REQUEST:
From the first line of the data down to and including the line with "threshold = [round(0.80", copy everything exactly, leaving out pictures.

##############################

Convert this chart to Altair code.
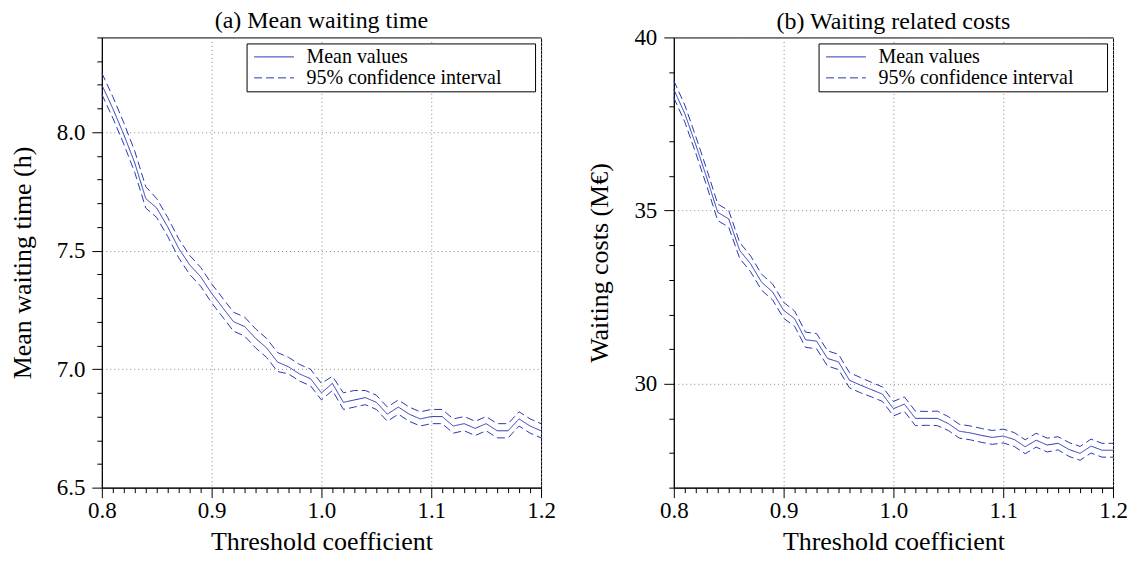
import altair as alt
import pandas as pd

# ---------------- data ----------------
threshold = [round(0.80 + 0.01 * i, 2) for i in range(41)]

wait_mean = [8.20, 8.10, 7.99, 7.87, 7.72, 7.68, 7.60, 7.51, 7.44, 7.39,
             7.32, 7.26, 7.20, 7.18, 7.13, 7.09, 7.03, 7.01, 6.98, 6.96,
             6.90, 6.94, 6.86, 6.87, 6.88, 6.86, 6.81, 6.84, 6.81, 6.79,
             6.80, 6.80, 6.76, 6.77, 6.75, 6.77, 6.74, 6.74, 6.79, 6.76, 6.74]
wait_upper = [8.25, 8.15, 8.04, 7.92, 7.77, 7.72, 7.64, 7.55, 7.48, 7.43,
              7.36, 7.30, 7.24, 7.22, 7.17, 7.13, 7.07, 7.05, 7.02, 7.00,
              6.94, 6.97, 6.90, 6.91, 6.91, 6.89, 6.84, 6.87, 6.84, 6.82,
              6.83, 6.83, 6.79, 6.80, 6.78, 6.80, 6.77, 6.77, 6.82, 6.79, 6.77]
wait_lower = [8.16, 8.06, 7.95, 7.83, 7.68, 7.64, 7.56, 7.47, 7.40, 7.35,
              7.28, 7.22, 7.16, 7.14, 7.09, 7.05, 6.99, 6.98, 6.95, 6.93,
              6.87, 6.91, 6.83, 6.84, 6.85, 6.83, 6.78, 6.81, 6.78, 6.76,
              6.77, 6.77, 6.73, 6.74, 6.72, 6.74, 6.71, 6.71, 6.76, 6.73, 6.71]

cost_mean = [38.50, 37.80, 36.90, 35.95, 34.95, 34.76, 33.85, 33.46, 32.93, 32.65,
             32.12, 31.88, 31.27, 31.23, 30.73, 30.63, 30.10, 29.96, 29.83, 29.70,
             29.28, 29.41, 29.00, 29.00, 29.00, 28.85, 28.63, 28.58, 28.51, 28.45,
             28.49, 28.39, 28.18, 28.37, 28.23, 28.28, 28.10, 27.99, 28.20, 28.08, 28.08]
cost_upper = [38.75, 38.05, 37.14, 36.19, 35.19, 35.00, 34.08, 33.69, 33.16, 32.88,
              32.35, 32.10, 31.49, 31.45, 30.95, 30.85, 30.32, 30.18, 30.04, 29.91,
              29.49, 29.62, 29.21, 29.20, 29.21, 29.05, 28.83, 28.78, 28.71, 28.65,
              28.69, 28.59, 28.38, 28.57, 28.43, 28.47, 28.30, 28.19, 28.40, 28.28, 28.28]
cost_lower = [38.26, 37.56, 36.66, 35.71, 34.71, 34.52, 33.62, 33.23, 32.70, 32.42,
              31.89, 31.66, 31.05, 31.01, 30.51, 30.41, 29.88, 29.74, 29.62, 29.49,
              29.07, 29.20, 28.79, 28.80, 28.79, 28.65, 28.43, 28.38, 28.31, 28.25,
              28.29, 28.19, 27.98, 28.17, 28.03, 28.09, 27.90, 27.79, 28.00, 27.88, 27.88]

legend_labels = ["Mean values", "95% confidence interval"]
x_ticks = threshold
wait_ticks = [round(6.5 + 0.1 * i, 1) for i in range(20)]
cost_ticks = list(range(27, 41))

FONT = "Liberation Serif"
BLUE = "#2838b4"


def make_df(mean, upper, lower):
    rows = []
    for name, vals, kind in [("mean", mean, legend_labels[0]),
                             ("upper", upper, legend_labels[1]),
                             ("lower", lower, legend_labels[1])]:
        for x, y in zip(threshold, vals):
            rows.append({"x": x, "y": y, "series": name, "kind": kind})
    return pd.DataFrame(rows)


def panel(df, title, title_offset, ytitle, ydomain, yticks, ymajor_test, yfmt, ytitle_pad):
    x_major = "abs(datum.value*10 - round(datum.value*10)) < 1e-6"
    return alt.Chart(df).mark_line(strokeWidth=1, color=BLUE).encode(
        x=alt.X("x:Q",
                scale=alt.Scale(domain=[0.8, 1.2], nice=False, zero=False),
                axis=alt.Axis(
                    title="Threshold coefficient",
                    values=x_ticks,
                    labelExpr=f"({x_major}) ? format(datum.value, '.1f') : ''",
                    tickSize={"condition": {"test": x_major, "value": 10}, "value": 5},
                    gridOpacity={"condition": {"test": x_major, "value": 1}, "value": 0},
                    labelPadding=2, titlePadding=6,
                )),
        y=alt.Y("y:Q",
                scale=alt.Scale(domain=ydomain, nice=False, zero=False),
                axis=alt.Axis(
                    title=ytitle,
                    values=yticks,
                    labelExpr=f"({ymajor_test}) ? format(datum.value, '{yfmt}') : ''",
                    tickSize={"condition": {"test": ymajor_test, "value": 10}, "value": 5},
                    gridOpacity={"condition": {"test": ymajor_test, "value": 1}, "value": 0},
                    labelPadding=7, titlePadding=ytitle_pad,
                )),
        strokeDash=alt.StrokeDash(
            "kind:N",
            scale=alt.Scale(domain=legend_labels, range=[[1, 0], [8, 4]]),
            legend=alt.Legend(
                title=None, orient="top-right", offset=6,
                strokeColor="black", fillColor="white", padding=3,
                cornerRadius=0, symbolType="M-2,0H2", symbolSize=400,
                symbolOffset=14,
                symbolStrokeColor=BLUE, symbolStrokeWidth=1,
                labelFont=FONT, labelFontSize=20, labelColor="black",
                labelOffset=22, rowPadding=0, labelLimit=0,
                labelExpr="datum.label + '" + "\u00a0" * 6 + "\u200b'",
            )),
        detail="series:N",
    ).properties(
        width=440, height=451,
        title=alt.TitleParams(title, font=FONT, fontSize=24, fontWeight="normal",
                              color="black", offset=title_offset),
    )


left = panel(make_df(wait_mean, wait_upper, wait_lower),
             "(a) Mean waiting time", 4, "Mean waiting time (h)", [6.5, 8.4],
             wait_ticks, "abs(datum.value*2 - round(datum.value*2)) < 1e-6", ".1f", 21)
right = panel(make_df(cost_mean, cost_upper, cost_lower),
              "(b) Waiting related costs", -8, "Waiting costs (M€)", [27, 40],
              cost_ticks, "abs(datum.value/5 - round(datum.value/5)) < 1e-6", ".0f", 21)

chart = alt.hconcat(left, right, spacing=30).resolve_scale(
    strokeDash="independent"
).properties(
    background="white",
    padding={"left": 0, "top": 0, "right": 0, "bottom": 0},
).configure_view(
    stroke="black", strokeWidth=1
).configure_axis(
    labelFont=FONT, labelFontSize=23, labelColor="black",
    titleFont=FONT, titleFontSize=26, titleFontWeight="normal", titleColor="black",
    domainColor="black", tickColor="black", tickWidth=1,
    gridColor="#888888", gridDash=[1, 3], gridWidth=1,
    labelFlush=False,
)

chart.save("out.html", embed_options={"renderer": "svg", "actions": False})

##############################

RESPONSE TO THIS EXERCISE:
Convert this chart to Altair code.
import altair as alt
import pandas as pd

# ---------------- data ----------------
threshold = [round(0.80 + 0.01 * i, 2) for i in range(41)]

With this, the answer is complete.